--- To do ---
All of the lines below are to be transcribed faithfully, with pictures excluded from the copy.

--- Data provided ---
- - - - - - -

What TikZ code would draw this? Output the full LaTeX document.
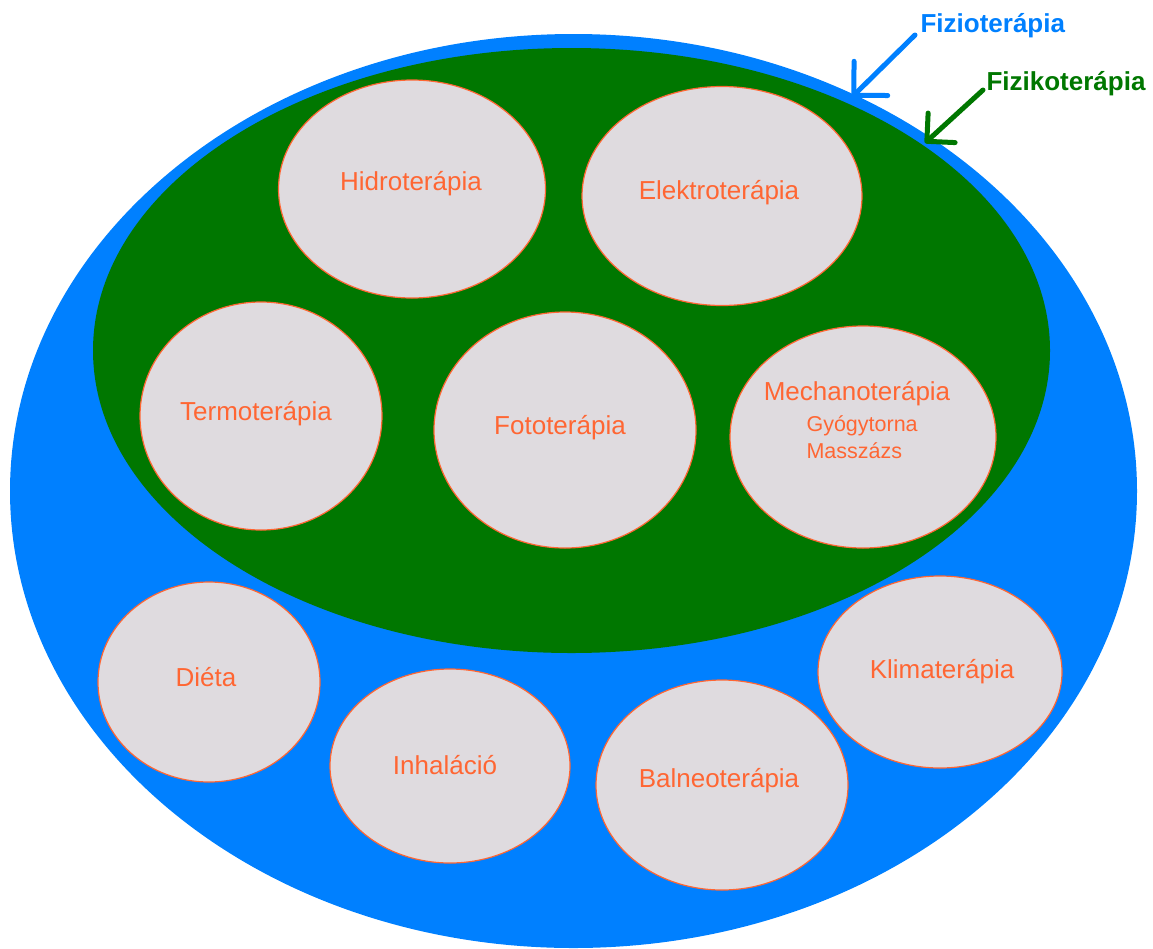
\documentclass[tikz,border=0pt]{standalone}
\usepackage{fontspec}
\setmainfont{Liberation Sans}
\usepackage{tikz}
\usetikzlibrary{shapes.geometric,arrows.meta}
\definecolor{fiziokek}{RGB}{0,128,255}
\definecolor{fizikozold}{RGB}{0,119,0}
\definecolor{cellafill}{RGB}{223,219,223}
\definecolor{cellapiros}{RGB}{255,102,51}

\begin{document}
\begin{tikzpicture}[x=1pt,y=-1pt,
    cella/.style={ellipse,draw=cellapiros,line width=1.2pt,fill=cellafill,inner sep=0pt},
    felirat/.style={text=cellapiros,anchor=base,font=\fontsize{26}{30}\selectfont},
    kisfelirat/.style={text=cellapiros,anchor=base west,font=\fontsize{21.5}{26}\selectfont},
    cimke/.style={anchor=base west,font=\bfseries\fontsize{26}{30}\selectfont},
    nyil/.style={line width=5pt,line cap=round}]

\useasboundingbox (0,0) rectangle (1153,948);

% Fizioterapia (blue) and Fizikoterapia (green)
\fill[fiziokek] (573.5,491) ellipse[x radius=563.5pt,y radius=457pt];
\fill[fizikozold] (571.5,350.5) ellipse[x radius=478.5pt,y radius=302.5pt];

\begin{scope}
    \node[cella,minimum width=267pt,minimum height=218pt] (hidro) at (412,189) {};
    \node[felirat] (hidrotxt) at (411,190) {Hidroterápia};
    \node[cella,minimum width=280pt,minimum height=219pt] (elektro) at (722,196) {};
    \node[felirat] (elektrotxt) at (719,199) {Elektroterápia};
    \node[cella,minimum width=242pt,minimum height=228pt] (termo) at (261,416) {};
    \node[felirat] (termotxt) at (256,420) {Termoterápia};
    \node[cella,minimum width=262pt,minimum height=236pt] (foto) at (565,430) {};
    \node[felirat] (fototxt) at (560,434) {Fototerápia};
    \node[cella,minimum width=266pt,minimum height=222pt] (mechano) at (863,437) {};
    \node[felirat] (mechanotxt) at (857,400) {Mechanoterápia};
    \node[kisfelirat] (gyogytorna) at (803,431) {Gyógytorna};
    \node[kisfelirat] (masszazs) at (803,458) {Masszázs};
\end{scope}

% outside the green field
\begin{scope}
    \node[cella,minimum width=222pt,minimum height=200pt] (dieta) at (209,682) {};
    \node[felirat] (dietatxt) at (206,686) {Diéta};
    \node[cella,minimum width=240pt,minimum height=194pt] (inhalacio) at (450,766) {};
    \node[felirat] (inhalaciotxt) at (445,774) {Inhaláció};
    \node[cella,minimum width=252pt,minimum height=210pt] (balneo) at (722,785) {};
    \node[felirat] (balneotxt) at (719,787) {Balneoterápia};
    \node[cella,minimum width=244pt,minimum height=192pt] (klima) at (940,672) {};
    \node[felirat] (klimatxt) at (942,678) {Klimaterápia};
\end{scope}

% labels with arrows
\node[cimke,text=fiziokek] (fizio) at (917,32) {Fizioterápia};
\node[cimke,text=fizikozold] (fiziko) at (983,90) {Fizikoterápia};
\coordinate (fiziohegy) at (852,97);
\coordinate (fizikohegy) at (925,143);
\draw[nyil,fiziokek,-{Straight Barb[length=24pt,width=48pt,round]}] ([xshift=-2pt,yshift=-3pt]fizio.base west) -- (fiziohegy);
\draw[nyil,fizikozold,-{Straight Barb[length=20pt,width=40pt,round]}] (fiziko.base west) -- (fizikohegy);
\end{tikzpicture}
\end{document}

- - - - - - -

--- Exercise output ---
What TikZ code would draw this? Output the full LaTeX document.
\documentclass[tikz,border=0pt]{standalone}
\usepackage{fontspec}
\setmainfont{Liberation Sans}
\usepackage{tikz}
\usetikzlibrary{shapes.geometric,arrows.meta}
\definecolor{fiziokek}{RGB}{0,128,255}
\definecolor{fizikozold}{RGB}{0,119,0}
\definecolor{cellafill}{RGB}{223,219,223}
\definecolor{cellapiros}{RGB}{255,102,51}

\begin{document}
\begin{tikzpicture}[x=1pt,y=-1pt,
    cella/.style={ellipse,draw=cellapiros,line width=1.2pt,fill=cellafill,inner sep=0pt},
    felirat/.style={text=cellapiros,anchor=base,font=\fontsize{26}{30}\selectfont},
    kisfelirat/.style={text=cellapiros,anchor=base west,font=\fontsize{21.5}{26}\selectfont},
    cimke/.style={anchor=base west,font=\bfseries\fontsize{26}{30}\selectfont},
    nyil/.style={line width=5pt,line cap=round}]

\useasboundingbox (0,0) rectangle (1153,948);

% Fizioterapia (blue) and Fizikoterapia (green)
\fill[fiziokek] (573.5,491) ellipse[x radius=563.5pt,y radius=457pt];
\fill[fizikozold] (571.5,350.5) ellipse[x radius=478.5pt,y radius=302.5pt];

\begin{scope}
    \node[cella,minimum width=267pt,minimum height=218pt] (hidro) at (412,189) {};
    \node[felirat] (hidrotxt) at (411,190) {Hidroterápia};
    \node[cella,minimum width=280pt,minimum height=219pt] (elektro) at (722,196) {};
    \node[felirat] (elektrotxt) at (719,199) {Elektroterápia};
    \node[cella,minimum width=242pt,minimum height=228pt] (termo) at (261,416) {};
    \node[felirat] (termotxt) at (256,420) {Termoterápia};
    \node[cella,minimum width=262pt,minimum height=236pt] (foto) at (565,430) {};
    \node[felirat] (fototxt) at (560,434) {Fototerápia};
    \node[cella,minimum width=266pt,minimum height=222pt] (mechano) at (863,437) {};
    \node[felirat] (mechanotxt) at (857,400) {Mechanoterápia};
    \node[kisfelirat] (gyogytorna) at (803,431) {Gyógytorna};
    \node[kisfelirat] (masszazs) at (803,458) {Masszázs};
\end{scope}

% outside the green field
\begin{scope}
    \node[cella,minimum width=222pt,minimum height=200pt] (dieta) at (209,682) {};
    \node[felirat] (dietatxt) at (206,686) {Diéta};
    \node[cella,minimum width=240pt,minimum height=194pt] (inhalacio) at (450,766) {};
    \node[felirat] (inhalaciotxt) at (445,774) {Inhaláció};
    \node[cella,minimum width=252pt,minimum height=210pt] (balneo) at (722,785) {};
    \node[felirat] (balneotxt) at (719,787) {Balneoterápia};
    \node[cella,minimum width=244pt,minimum height=192pt] (klima) at (940,672) {};
    \node[felirat] (klimatxt) at (942,678) {Klimaterápia};
\end{scope}

% labels with arrows
\node[cimke,text=fiziokek] (fizio) at (917,32) {Fizioterápia};
\node[cimke,text=fizikozold] (fiziko) at (983,90) {Fizikoterápia};
\coordinate (fiziohegy) at (852,97);
\coordinate (fizikohegy) at (925,143);
\draw[nyil,fiziokek,-{Straight Barb[length=24pt,width=48pt,round]}] ([xshift=-2pt,yshift=-3pt]fizio.base west) -- (fiziohegy);
\draw[nyil,fizikozold,-{Straight Barb[length=20pt,width=40pt,round]}] (fiziko.base west) -- (fizikohegy);
\end{tikzpicture}
\end{document}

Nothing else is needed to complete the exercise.